[Stored entries]
————
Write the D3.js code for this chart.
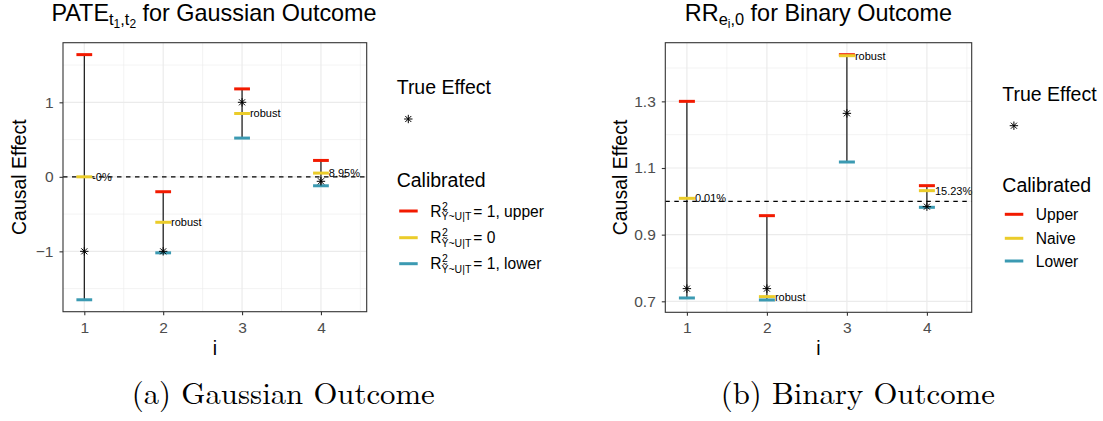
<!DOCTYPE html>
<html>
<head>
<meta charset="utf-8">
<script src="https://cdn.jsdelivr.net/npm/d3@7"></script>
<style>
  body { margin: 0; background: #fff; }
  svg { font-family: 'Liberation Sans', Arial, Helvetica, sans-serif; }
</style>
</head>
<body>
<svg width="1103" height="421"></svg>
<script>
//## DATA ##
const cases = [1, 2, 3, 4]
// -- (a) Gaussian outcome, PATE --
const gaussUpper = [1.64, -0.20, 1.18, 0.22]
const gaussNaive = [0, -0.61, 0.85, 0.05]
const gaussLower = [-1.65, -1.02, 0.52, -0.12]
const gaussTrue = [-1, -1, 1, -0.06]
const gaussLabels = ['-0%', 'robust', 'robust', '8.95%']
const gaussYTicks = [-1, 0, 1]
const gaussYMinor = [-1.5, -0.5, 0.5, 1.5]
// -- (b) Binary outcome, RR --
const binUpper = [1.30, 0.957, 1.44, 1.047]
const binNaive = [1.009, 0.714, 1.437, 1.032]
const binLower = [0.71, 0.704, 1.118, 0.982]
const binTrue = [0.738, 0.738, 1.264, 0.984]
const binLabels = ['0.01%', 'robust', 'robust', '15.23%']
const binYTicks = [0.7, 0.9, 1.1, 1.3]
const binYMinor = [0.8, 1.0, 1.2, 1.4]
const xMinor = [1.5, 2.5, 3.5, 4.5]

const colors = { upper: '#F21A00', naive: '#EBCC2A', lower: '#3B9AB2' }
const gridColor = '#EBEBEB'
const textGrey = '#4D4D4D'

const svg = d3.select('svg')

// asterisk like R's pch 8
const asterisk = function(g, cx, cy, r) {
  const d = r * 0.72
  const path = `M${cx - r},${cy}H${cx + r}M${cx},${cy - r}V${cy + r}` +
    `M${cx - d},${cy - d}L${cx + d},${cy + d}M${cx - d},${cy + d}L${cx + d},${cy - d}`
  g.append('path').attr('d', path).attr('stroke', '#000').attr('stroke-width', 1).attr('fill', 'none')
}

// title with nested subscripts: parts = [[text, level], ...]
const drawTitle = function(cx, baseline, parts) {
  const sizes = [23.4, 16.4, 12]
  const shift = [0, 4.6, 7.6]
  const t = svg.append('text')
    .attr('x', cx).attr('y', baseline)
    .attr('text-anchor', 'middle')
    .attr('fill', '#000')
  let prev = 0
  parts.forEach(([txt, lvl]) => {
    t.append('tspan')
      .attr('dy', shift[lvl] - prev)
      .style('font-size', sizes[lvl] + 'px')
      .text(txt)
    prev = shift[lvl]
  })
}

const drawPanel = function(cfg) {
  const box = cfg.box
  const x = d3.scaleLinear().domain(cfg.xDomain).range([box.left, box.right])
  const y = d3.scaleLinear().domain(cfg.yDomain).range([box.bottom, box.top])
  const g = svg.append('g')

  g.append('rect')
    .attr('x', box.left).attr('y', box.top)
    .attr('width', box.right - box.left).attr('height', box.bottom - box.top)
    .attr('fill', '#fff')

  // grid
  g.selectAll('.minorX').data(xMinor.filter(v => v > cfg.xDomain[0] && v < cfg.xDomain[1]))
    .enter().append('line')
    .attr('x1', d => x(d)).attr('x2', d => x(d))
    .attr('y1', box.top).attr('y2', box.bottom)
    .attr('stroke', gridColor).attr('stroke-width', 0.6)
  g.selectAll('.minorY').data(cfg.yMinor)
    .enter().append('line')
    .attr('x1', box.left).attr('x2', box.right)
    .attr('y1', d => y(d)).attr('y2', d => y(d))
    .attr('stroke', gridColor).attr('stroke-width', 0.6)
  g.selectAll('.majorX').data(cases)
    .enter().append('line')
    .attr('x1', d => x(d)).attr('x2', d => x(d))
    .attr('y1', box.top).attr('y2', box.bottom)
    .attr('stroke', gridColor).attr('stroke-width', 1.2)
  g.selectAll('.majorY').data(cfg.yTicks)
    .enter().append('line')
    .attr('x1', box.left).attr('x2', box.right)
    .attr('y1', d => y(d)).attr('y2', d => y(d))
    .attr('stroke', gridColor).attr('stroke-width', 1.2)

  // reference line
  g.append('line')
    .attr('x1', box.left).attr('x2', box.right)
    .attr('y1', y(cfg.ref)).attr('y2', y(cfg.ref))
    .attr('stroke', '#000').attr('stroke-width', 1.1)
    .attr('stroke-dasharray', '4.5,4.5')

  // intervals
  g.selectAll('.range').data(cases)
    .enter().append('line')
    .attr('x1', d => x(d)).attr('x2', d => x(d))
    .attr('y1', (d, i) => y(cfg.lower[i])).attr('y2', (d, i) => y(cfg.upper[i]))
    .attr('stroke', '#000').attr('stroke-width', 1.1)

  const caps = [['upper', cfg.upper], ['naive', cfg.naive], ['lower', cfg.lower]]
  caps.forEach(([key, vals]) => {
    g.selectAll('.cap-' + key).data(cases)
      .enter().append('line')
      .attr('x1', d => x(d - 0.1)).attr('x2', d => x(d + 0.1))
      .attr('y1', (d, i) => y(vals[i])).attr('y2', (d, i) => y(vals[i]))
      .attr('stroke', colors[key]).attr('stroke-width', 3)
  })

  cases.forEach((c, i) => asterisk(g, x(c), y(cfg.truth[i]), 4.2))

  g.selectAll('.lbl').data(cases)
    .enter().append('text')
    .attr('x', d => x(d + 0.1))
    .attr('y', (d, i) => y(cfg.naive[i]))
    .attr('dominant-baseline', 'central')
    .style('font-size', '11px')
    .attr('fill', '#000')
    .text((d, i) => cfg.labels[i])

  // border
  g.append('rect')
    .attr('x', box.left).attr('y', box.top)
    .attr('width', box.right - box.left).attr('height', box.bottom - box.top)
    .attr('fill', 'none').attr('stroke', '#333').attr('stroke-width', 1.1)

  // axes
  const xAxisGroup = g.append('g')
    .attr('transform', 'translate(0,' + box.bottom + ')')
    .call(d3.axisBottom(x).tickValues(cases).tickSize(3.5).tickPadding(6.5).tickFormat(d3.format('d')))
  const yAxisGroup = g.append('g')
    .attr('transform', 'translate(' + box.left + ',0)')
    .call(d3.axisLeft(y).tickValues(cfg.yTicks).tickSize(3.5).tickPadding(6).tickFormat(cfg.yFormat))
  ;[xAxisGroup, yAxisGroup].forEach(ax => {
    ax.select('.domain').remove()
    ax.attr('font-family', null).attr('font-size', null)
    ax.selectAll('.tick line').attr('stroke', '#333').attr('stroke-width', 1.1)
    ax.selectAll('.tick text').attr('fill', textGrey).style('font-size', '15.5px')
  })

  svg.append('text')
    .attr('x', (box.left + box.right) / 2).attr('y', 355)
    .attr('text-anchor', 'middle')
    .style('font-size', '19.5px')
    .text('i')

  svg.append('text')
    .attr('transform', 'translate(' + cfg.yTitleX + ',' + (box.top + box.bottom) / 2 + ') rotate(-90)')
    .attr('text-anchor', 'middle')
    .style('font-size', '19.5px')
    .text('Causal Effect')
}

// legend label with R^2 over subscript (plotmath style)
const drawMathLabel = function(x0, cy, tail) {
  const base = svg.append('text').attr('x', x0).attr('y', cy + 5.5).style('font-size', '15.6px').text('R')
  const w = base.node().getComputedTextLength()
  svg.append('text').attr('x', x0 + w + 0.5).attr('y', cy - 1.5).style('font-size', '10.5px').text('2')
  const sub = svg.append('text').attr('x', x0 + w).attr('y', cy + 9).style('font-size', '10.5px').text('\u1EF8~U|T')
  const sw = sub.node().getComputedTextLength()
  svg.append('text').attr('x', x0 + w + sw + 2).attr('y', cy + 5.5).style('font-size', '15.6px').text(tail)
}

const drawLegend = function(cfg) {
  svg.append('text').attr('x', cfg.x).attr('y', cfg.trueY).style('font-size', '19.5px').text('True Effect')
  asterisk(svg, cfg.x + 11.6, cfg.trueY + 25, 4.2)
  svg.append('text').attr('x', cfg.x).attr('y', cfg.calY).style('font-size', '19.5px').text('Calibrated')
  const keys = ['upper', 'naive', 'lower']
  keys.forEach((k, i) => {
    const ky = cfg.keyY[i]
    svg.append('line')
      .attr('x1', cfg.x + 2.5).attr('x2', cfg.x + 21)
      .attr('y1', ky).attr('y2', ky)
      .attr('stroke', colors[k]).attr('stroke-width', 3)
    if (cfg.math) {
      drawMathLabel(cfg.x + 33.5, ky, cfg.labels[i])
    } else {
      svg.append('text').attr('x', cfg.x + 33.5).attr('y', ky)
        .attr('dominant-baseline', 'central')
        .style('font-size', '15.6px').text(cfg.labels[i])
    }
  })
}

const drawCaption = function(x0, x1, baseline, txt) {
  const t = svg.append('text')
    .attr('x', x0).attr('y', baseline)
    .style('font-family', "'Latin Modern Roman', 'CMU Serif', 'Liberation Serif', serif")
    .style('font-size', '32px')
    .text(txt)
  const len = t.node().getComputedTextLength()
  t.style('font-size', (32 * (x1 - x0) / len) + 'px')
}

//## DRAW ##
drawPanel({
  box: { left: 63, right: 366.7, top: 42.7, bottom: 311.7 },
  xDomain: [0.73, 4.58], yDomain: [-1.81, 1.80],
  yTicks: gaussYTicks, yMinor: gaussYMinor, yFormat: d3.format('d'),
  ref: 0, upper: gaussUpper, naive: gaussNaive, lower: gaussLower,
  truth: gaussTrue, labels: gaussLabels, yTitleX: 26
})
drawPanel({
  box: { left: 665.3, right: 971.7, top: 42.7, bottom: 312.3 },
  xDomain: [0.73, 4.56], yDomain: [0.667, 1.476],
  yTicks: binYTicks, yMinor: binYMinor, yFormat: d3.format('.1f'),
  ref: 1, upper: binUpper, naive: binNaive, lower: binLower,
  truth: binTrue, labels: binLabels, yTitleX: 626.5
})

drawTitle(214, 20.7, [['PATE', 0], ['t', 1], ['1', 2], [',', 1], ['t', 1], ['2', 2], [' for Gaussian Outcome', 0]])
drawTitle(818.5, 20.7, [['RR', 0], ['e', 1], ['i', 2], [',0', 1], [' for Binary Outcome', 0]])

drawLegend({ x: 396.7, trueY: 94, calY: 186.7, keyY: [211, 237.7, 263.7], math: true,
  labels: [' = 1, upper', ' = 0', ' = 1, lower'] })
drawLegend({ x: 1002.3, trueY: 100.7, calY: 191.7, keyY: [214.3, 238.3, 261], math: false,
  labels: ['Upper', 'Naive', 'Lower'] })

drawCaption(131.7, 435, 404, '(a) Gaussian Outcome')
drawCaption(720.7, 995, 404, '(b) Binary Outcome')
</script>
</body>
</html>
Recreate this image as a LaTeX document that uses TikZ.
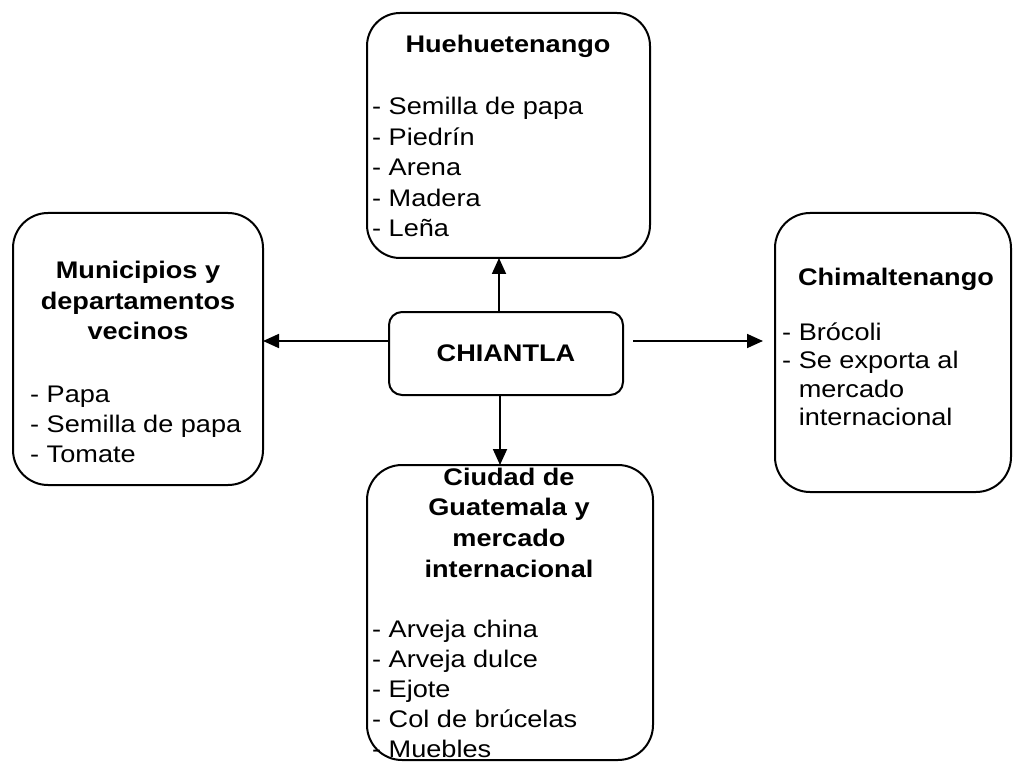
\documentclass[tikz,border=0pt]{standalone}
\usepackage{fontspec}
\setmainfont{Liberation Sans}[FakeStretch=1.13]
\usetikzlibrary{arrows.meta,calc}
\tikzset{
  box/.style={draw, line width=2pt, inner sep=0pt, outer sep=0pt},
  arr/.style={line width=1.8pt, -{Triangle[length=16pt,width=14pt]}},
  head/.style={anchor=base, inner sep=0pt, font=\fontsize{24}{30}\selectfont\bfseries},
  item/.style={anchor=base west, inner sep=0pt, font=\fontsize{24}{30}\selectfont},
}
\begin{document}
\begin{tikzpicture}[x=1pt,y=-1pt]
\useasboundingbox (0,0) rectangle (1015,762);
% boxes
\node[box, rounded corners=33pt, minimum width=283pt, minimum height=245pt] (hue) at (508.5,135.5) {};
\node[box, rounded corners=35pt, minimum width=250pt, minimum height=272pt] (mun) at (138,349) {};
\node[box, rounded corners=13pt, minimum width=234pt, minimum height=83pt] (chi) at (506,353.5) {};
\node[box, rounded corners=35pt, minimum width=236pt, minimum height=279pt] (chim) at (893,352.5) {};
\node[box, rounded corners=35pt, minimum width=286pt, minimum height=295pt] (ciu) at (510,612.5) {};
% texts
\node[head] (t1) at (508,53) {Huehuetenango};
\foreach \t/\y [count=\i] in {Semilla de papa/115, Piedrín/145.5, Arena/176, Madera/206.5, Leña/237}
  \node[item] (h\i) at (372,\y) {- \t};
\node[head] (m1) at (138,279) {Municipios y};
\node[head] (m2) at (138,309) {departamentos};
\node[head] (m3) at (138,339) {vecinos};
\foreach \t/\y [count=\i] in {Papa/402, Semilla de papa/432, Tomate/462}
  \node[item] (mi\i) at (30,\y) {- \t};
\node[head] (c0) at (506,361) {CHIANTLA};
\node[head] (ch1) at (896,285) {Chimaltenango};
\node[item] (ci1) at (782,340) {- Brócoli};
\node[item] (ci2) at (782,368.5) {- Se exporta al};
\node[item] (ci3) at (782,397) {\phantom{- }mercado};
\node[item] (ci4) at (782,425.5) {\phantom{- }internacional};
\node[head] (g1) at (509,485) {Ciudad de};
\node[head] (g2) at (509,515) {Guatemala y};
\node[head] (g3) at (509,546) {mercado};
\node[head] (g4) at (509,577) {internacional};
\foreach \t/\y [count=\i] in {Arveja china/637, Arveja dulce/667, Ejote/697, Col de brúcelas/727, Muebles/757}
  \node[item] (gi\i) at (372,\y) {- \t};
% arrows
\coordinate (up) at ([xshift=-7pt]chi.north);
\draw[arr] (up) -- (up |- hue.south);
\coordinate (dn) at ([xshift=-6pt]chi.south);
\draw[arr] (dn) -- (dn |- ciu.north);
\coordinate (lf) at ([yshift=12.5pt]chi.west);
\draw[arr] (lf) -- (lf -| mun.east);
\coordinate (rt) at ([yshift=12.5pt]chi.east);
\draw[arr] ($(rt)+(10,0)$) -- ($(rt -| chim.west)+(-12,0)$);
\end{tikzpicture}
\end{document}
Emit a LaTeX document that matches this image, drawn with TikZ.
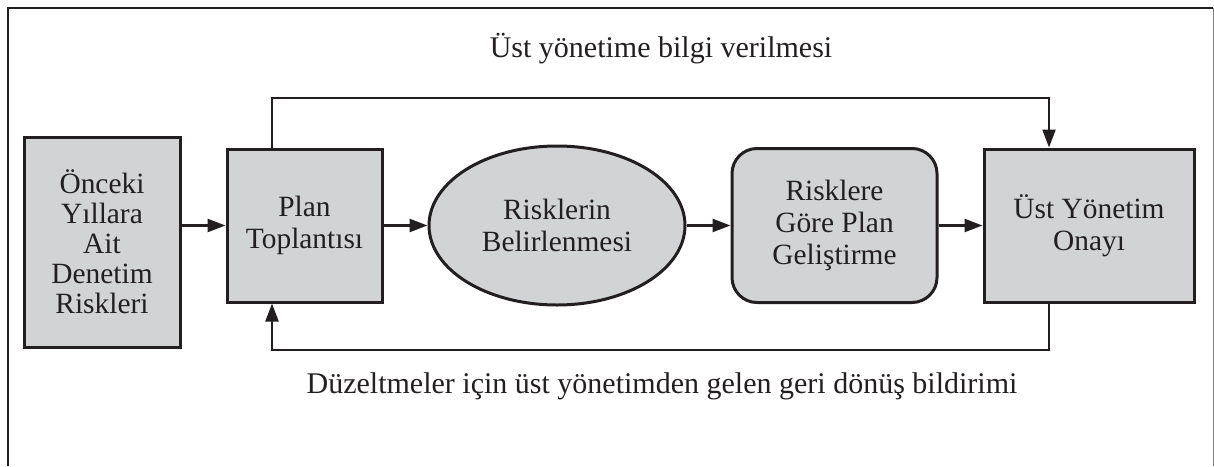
————
What is expected: Point out every line holding the string "image" and copy it.

Full response:
Recreate this image as a LaTeX document that uses TikZ.
Emit a LaTeX document that matches this image, drawn with TikZ.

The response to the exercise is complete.